Если стихи эти и посвящены возлюбленной, то несомненно, что образ, начертанный в них, — сияющая Мадонна. Так и не раскрытая северная возлюбленная, может быть, это и есть недостижимое светило, что ярче всех горит для него в воздушной синеве. И это, бесспорно, так, даже если у неё и есть земное имя. Какие реальные черты несёт в себе та, чей образ озарил ночную мглу “на холмах Грузии”?
В жизни готов поэт внимать “лепету” юных жён, но в творческом экстазе он слышит лишь божественный глагол, и рука его чертит образ неземной красоты.
“Смутное влеченье чего-то жаждущей души” не позволяет ему оставаться у ног реальной подруги. В страстном порыве к идеальной свободе он готов вовсе сокрушить уродливый кумир несовершенного бытия (“надеждой сладостной младенчески дыша”), но раз это недостижимо, любовь — всё же прорыв в этот деланный мир, в это светлое царства.

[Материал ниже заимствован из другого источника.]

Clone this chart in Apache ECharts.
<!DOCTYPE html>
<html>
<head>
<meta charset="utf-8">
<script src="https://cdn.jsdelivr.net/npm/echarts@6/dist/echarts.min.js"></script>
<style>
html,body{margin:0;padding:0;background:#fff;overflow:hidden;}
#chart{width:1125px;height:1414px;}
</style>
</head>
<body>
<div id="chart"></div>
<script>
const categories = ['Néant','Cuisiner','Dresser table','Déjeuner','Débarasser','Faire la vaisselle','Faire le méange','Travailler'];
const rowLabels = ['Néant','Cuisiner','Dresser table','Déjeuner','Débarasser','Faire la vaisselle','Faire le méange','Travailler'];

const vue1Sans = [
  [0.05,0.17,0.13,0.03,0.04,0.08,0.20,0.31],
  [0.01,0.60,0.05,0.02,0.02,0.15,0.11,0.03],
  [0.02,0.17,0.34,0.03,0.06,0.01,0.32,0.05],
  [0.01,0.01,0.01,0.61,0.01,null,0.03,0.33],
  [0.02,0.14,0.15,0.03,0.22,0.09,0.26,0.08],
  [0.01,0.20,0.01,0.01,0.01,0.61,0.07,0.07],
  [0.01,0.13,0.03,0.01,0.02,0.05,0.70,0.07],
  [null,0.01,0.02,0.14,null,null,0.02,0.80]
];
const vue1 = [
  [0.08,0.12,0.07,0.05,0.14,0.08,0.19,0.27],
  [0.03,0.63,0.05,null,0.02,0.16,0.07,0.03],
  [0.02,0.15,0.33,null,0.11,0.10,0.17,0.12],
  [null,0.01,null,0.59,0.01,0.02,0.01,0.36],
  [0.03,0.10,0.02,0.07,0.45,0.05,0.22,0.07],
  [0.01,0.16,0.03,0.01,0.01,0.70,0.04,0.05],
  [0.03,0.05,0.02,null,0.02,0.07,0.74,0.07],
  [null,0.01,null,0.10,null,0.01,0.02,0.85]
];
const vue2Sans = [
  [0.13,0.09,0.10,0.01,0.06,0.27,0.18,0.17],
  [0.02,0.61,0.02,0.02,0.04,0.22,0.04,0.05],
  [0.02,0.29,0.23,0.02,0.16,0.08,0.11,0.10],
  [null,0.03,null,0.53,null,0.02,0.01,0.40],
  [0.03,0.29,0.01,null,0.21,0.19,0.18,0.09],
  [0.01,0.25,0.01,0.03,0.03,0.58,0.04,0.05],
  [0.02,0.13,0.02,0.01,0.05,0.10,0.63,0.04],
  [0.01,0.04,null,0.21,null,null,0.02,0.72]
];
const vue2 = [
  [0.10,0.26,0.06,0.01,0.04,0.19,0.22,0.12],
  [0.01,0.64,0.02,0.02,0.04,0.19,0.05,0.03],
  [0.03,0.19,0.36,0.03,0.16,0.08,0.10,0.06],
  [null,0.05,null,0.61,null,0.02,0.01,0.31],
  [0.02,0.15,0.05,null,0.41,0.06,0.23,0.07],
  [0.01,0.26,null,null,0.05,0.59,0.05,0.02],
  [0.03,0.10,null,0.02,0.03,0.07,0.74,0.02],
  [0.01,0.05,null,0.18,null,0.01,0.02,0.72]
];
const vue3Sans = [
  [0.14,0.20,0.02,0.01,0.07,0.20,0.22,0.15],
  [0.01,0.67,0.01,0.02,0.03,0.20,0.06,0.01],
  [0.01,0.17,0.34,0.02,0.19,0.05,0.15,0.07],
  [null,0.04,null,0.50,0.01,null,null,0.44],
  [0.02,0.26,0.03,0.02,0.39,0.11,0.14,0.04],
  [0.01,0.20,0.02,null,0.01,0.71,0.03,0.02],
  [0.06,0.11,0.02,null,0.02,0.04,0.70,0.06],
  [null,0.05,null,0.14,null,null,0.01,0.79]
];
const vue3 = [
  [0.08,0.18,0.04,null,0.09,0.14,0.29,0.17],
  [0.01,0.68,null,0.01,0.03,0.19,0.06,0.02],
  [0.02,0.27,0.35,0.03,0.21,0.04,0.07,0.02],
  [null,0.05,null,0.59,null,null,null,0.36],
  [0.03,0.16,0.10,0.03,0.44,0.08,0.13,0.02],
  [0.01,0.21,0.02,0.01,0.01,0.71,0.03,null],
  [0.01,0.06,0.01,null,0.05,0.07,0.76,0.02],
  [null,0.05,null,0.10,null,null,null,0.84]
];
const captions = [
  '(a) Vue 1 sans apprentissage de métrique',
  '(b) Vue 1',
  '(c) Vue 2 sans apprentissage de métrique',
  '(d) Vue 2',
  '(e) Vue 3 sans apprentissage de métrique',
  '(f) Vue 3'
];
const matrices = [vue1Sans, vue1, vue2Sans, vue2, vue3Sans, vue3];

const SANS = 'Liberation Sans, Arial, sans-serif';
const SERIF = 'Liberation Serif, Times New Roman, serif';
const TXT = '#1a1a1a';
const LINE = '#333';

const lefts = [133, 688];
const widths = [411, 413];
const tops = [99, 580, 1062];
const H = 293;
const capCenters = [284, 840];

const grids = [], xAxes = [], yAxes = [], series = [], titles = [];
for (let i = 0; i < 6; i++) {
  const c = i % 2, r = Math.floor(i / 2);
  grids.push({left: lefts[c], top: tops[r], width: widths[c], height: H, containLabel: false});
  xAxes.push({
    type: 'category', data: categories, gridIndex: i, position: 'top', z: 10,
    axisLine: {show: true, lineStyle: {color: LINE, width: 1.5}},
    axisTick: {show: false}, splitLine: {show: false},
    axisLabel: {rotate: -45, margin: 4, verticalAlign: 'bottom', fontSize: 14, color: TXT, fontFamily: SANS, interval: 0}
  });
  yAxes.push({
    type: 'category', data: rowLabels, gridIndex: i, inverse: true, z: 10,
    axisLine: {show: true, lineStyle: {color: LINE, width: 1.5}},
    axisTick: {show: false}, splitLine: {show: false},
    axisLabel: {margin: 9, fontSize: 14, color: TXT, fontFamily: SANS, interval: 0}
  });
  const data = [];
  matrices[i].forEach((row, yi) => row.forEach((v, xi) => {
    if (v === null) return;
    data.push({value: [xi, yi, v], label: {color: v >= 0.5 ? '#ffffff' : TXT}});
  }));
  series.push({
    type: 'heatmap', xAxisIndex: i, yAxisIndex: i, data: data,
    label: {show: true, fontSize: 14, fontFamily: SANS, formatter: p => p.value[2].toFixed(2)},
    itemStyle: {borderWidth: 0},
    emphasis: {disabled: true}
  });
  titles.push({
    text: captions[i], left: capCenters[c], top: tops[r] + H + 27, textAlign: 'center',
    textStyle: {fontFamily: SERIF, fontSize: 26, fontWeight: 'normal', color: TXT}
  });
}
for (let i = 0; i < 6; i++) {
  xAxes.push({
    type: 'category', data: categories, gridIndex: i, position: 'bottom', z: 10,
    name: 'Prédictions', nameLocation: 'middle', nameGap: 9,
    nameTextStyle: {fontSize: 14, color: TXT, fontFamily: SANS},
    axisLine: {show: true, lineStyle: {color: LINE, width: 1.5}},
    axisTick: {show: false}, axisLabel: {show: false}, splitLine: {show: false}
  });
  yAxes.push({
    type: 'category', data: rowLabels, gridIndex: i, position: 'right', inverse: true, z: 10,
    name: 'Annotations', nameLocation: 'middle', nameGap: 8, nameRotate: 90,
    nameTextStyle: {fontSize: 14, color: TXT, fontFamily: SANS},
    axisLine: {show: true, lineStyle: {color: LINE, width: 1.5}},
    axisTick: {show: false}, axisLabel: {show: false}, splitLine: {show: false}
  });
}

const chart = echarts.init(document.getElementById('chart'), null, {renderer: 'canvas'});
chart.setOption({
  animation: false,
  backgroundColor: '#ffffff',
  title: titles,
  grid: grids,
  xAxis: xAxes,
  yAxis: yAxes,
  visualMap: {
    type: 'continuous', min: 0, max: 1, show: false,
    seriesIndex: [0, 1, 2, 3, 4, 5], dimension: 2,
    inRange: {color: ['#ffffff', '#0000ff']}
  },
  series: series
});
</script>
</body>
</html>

Это устремление к вечной женственности, к высшему образу совершенства пронесёт русская литература от Лермонтова до Блока. Потому и не удовлетворяют лермонтовского героя его избранницы, что они были реальными женщинами. “Их любовь, — говорит Белинский, — была для Печорина полным бокалом сладкого напитка... душа его требовала не бокала, а океана, из которого можно черпать, не уменьшая его” (т.1, с.575).
Но тогда можно говорить только о духовном источнике, который единственный мог бы утолить вечную жажду.